Donor Finds Ways for Her Contributions to Have a Ripple Effect

Kathleen PierceKathleen Pierce invests in endeavors that not only change lives, but empower and inspire recipients to, in turn, go out and make a difference in the world.

Since retiring 10 years ago from Kaiser Permanente where she worked in health plan administration, Pierce has dedicated her life to many worthy causes. She volunteers twice a month at the Las Colinas Detention Facility. She talks with the women, prays with them and offers support, encouragement and a sense of hope.

Pierce is also a member of Dimensions, a San Diego women's organization that provides scholarships to women who are returning to school after an interruption in their education. She also volunteers for the Assistance League of San Diego County. The nonprofit organization runs a local thrift shop that raises money to purchase school clothes and shoes for homeless or other needy students.

"The students come in busloads," Pierce says. "They are so grateful and send us the nicest thank you notes."

It's not surprising then, that Pierce was drawn to the University of San Diego looking for ways to get involved and help students. She attends music recitals, holiday events such as Lessons and Carols and Bridges Academy and University of the Third Age, two USD programs that offer people 55 years and older the chance to attend workshops and seminars on a variety of topics, including the arts, current affairs, history, science, medicine and technology.

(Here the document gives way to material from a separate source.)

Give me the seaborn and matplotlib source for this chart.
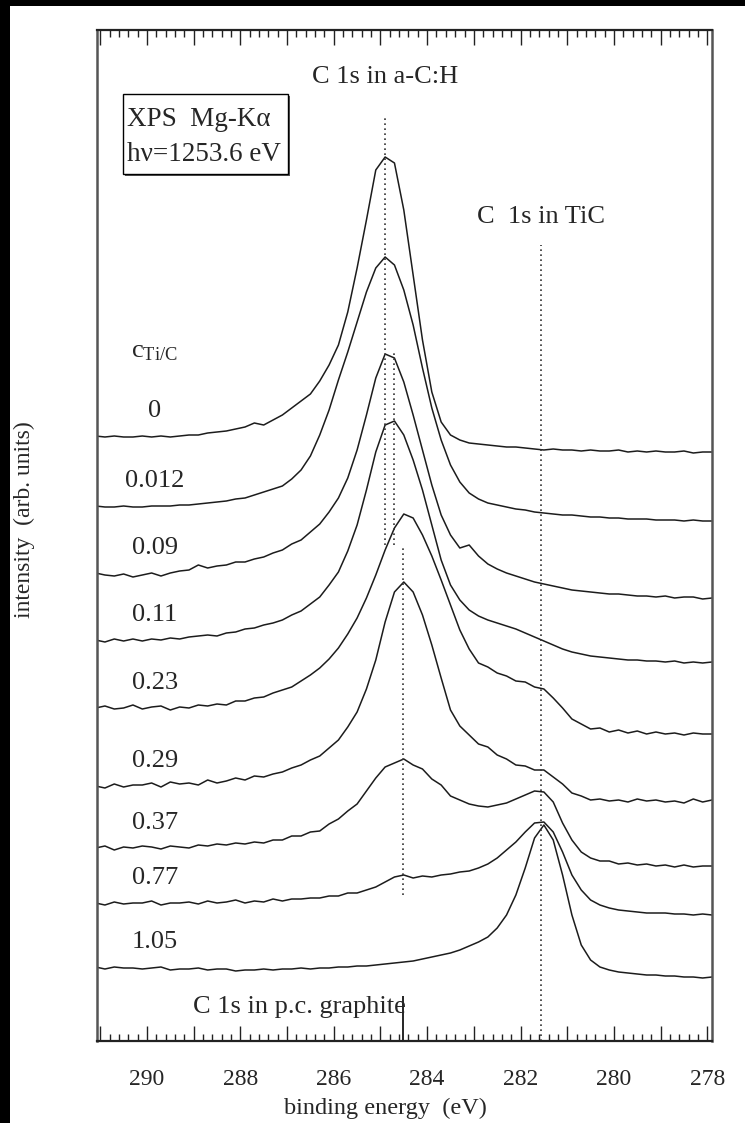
import pandas as pd
import seaborn as sns
import matplotlib.pyplot as plt
from matplotlib.ticker import MultipleLocator, FuncFormatter
from matplotlib.patches import Rectangle

# binding energy sampling (eV), read every 0.2 eV along the bottom axis
energy = [291.1, 290.9, 290.7, 290.5, 290.3, 290.1, 289.9, 289.7, 289.5, 289.3,
          289.1, 288.9, 288.7, 288.5, 288.3, 288.1, 287.9, 287.7, 287.5, 287.3,
          287.1, 286.9, 286.7, 286.5, 286.3, 286.1, 285.9, 285.7, 285.5, 285.3,
          285.1, 284.9, 284.7, 284.5, 284.3, 284.1, 283.9, 283.7, 283.5, 283.3,
          283.1, 282.9, 282.7, 282.5, 282.3, 282.1, 281.9, 281.7, 281.5, 281.3,
          281.1, 280.9, 280.7, 280.5, 280.3, 280.1, 279.9, 279.7, 279.5, 279.3,
          279.1, 278.9, 278.7, 278.5, 278.3, 278.1, 277.9]

# stacked spectra (arb. units, offsets included as in the figure)
c_0 = [605, 604, 605, 604, 604, 605, 604, 605, 604, 605,
       606, 606, 608, 609, 610, 612, 614, 618, 616, 621,
       626, 633, 640, 647, 660, 676, 696, 729, 773, 821,
       871, 884, 878, 831, 766, 701, 649, 619, 606, 601,
       598, 597, 596, 595, 594, 594, 593, 592, 591, 592,
       591, 591, 590, 591, 590, 590, 591, 589, 590, 589,
       590, 589, 589, 590, 588, 589, 589]
c_0012 = [535, 534, 534, 535, 534, 534, 535, 535, 535, 536,
          536, 537, 538, 539, 540, 542, 543, 546, 549, 552,
          555, 562, 571, 585, 606, 631, 661, 689, 719, 749,
          773, 784, 776, 751, 716, 673, 633, 601, 576, 559,
          548, 542, 538, 536, 534, 532, 531, 529, 528, 527,
          526, 526, 525, 524, 524, 523, 523, 522, 522, 522,
          521, 521, 521, 520, 521, 520, 520]
c_009 = [468, 466, 465, 467, 464, 466, 468, 465, 468, 470,
         471, 476, 473, 475, 476, 479, 479, 482, 484, 488,
         491, 497, 501, 509, 517, 529, 543, 563, 591, 626,
         663, 687, 683, 659, 626, 591, 556, 526, 506, 493,
         496, 485, 477, 472, 468, 465, 462, 459, 457, 455,
         453, 451, 450, 449, 448, 447, 447, 446, 445, 445,
         444, 445, 443, 444, 444, 442, 443]
c_011 = [401, 399, 402, 400, 402, 400, 402, 401, 403, 402,
         404, 405, 406, 405, 408, 409, 412, 413, 416, 418,
         421, 426, 430, 437, 444, 456, 469, 490, 516, 551,
         589, 616, 620, 606, 581, 551, 516, 481, 456, 441,
         431, 425, 421, 418, 415, 412, 408, 404, 400, 396,
         392, 389, 387, 385, 384, 383, 382, 381, 381, 380,
         380, 379, 380, 378, 379, 378, 379]
c_023 = [333, 335, 332, 333, 336, 332, 334, 335, 331, 334,
         333, 336, 335, 337, 336, 340, 340, 343, 344, 348,
         351, 354, 360, 366, 373, 382, 393, 407, 423, 443,
         466, 491, 513, 527, 523, 506, 485, 461, 436, 411,
         392, 378, 374, 368, 365, 360, 359, 354, 352, 343,
         333, 322, 317, 312, 313, 309, 311, 308, 310, 307,
         309, 307, 308, 306, 308, 307, 307]
c_029 = [255, 253, 257, 254, 256, 256, 258, 254, 259, 257,
         258, 256, 261, 258, 260, 263, 261, 265, 264, 267,
         269, 273, 276, 281, 285, 293, 301, 314, 329, 352,
         381, 419, 449, 459, 449, 426, 396, 363, 331, 315,
         306, 297, 294, 286, 282, 276, 275, 271, 271, 264,
         257, 248, 245, 241, 242, 240, 241, 239, 242, 240,
         241, 239, 240, 238, 242, 239, 241]
c_037 = [193, 195, 191, 194, 193, 195, 194, 192, 195, 194,
         193, 196, 195, 197, 196, 198, 197, 199, 198, 201,
         201, 205, 205, 209, 210, 217, 222, 230, 237, 250,
         263, 274, 278, 282, 276, 272, 262, 256, 245, 241,
         237, 235, 234, 236, 238, 242, 246, 250, 249, 239,
         218, 201, 189, 183, 180, 180, 177, 178, 176, 177,
         175, 176, 174, 176, 174, 175, 175]
c_077 = [138, 136, 139, 137, 138, 138, 140, 136, 138, 138,
         139, 137, 140, 138, 139, 141, 138, 140, 139, 142,
         140, 142, 142, 143, 143, 145, 145, 148, 148, 151,
         154, 159, 164, 166, 163, 165, 164, 166, 167, 169,
         170, 173, 177, 183, 191, 199, 209, 218, 219, 209,
         189, 166, 151, 141, 136, 133, 131, 130, 129, 128,
         128, 128, 127, 127, 126, 127, 126]
c_105 = [74, 72, 74, 73, 73, 72, 73, 74, 71, 72,
         72, 73, 71, 72, 72, 70, 71, 71, 72, 71,
         72, 72, 73, 72, 73, 73, 74, 74, 75, 75,
         76, 77, 78, 79, 80, 82, 84, 86, 88, 91,
         95, 99, 104, 113, 126, 146, 173, 203, 216, 201,
         166, 126, 96, 81, 74, 71, 69, 68, 67, 66,
         66, 65, 65, 64, 64, 63, 64]

conc_labels = ["0", "0.012", "0.09", "0.11", "0.23", "0.29", "0.37", "0.77", "1.05"]
spectra = [c_0, c_0012, c_009, c_011, c_023, c_029, c_037, c_077, c_105]

# reference energies of the C 1s lines (eV)
e_ach = [284.9, 284.72, 284.52]
e_tic = 281.56
e_graphite = 284.52

sns.set_style("ticks")
plt.rcParams["font.family"] = ["Liberation Serif", "DejaVu Serif"]
plt.rcParams["mathtext.fontset"] = "custom"
plt.rcParams["mathtext.rm"] = "Liberation Serif"
plt.rcParams["mathtext.it"] = "Liberation Serif:italic"

W, H = 745, 1123
fig = plt.figure(figsize=(W / 100, H / 100), dpi=100)
fig.patch.set_facecolor("white")
ax = fig.add_axes([97 / W, 82 / H, 615 / W, 1011 / H])

df = pd.DataFrame({
    "energy": energy * len(spectra),
    "intensity": sum(spectra, []),
    "sample": [lab for lab in conc_labels for _ in energy],
})
sns.lineplot(data=df, x="energy", y="intensity", units="sample", estimator=None,
             color="#1c1c1c", lw=1.1, ax=ax, legend=False)

ax.set_xlim(291.07, 277.9)
ax.set_ylim(0, 1011)

# guide lines
dot = dict(color="#333333", lw=1.2, linestyles=(0, (1, 2)))
ax.vlines(e_ach[0], 496, 925, **dot)
ax.vlines(e_ach[1], 496, 691, **dot)
ax.vlines(e_ach[2], 146, 493, **dot)
ax.vlines(e_tic, 0, 796, **dot)
ax.vlines(e_graphite, 0, 45, color="black", lw=1.2)

# annotations
ax.text(e_ach[0], 958, "C 1s in a-C:H", ha="center", va="baseline", fontsize=19)
ax.text(e_tic, 818, "C  1s in TiC", ha="center", va="baseline", fontsize=19)
ax.text(e_graphite - 0.06, 34, "C 1s in p.c. graphite", ha="right", va="center", fontsize=19)
ax.text(290.35, 689, r"c$_{\rm Ti/C}$", ha="left", va="center", fontsize=19)
for lab, spec in zip(conc_labels, spectra):
    ax.text(289.83, spec[0] + 25, lab, ha="center", va="center", fontsize=19)

# source box
ax.add_patch(Rectangle((0.0455, 0.8555), 0.2683, 0.0791, transform=ax.transAxes,
                       fc="#555555", ec="none", zorder=3))
ax.add_patch(Rectangle((0.0423, 0.8576), 0.2683, 0.0791, transform=ax.transAxes,
                       fc="white", ec="black", lw=1.0, zorder=4))
ax.text(0.0488, 0.9050, "XPS  Mg-K\u03b1", transform=ax.transAxes, ha="left",
        va="baseline", fontsize=19.5, zorder=5)
ax.text(0.0488, 0.8704, "h\u03bd=1253.6 eV", transform=ax.transAxes, ha="left",
        va="baseline", fontsize=19.5, zorder=5)

# axes styling
ax.xaxis.set_major_locator(MultipleLocator(1))
ax.xaxis.set_minor_locator(MultipleLocator(0.2))
ax.xaxis.set_major_formatter(FuncFormatter(lambda v, _: f"{v:.0f}" if round(v) % 2 == 0 else ""))
ax.tick_params(axis="x", which="both", direction="in", top=True, bottom=True,
               color="#222222", width=1.0)
ax.tick_params(axis="x", which="major", length=11, labelsize=17, pad=20)
ax.tick_params(axis="x", which="minor", length=5)
ax.set_yticks([])
ax.set_xlabel("")
ax.set_ylabel("")
for side in ["top", "bottom"]:
    ax.spines[side].set_color("#222222")
    ax.spines[side].set_linewidth(1.6)
for side in ["left", "right"]:
    ax.spines[side].set_color("#555555")
    ax.spines[side].set_linewidth(1.8)

fig.text(385 / W, 1 - 1108 / H, "binding energy  (eV)", ha="center", va="center", fontsize=17.5)
fig.text(24 / W, 1 - 520 / H, "intensity  (arb. units)", ha="center", va="center",
         rotation=90, fontsize=17)

# dark frame around the scanned page
fig.add_artist(Rectangle((0, 0), 10 / W, 1, transform=fig.transFigure, fc="black", ec="none"))
fig.add_artist(Rectangle((0, 1 - 6 / H), 1, 6 / H, transform=fig.transFigure, fc="black", ec="none"))

fig.savefig("out.png", dpi=100)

At one Bridges Academy event she recalls meeting a student who was studying in the School of Business Administration.

"I was impressed because he said many of his classes zeroed in on the ethics of business," she says. "He told me that in his work, he wanted to profess or express the values he learned here. That means those values would live on and make a difference to others."

Pierce enjoys it all, but says the program that's closest to her heart, however, is the Joan B. Kroc School of Peace Studies. She watched the construction of the building, she attended many of its events and, recently, she funded a scholarship for students earning a Master of Arts in Peace and Justice Studies.

"There aren't very many places in the world where you can earn a degree in peace studies," Pierce says. "I wanted to contribute to something that doesn't stop, that continues and allows students to go on doing good."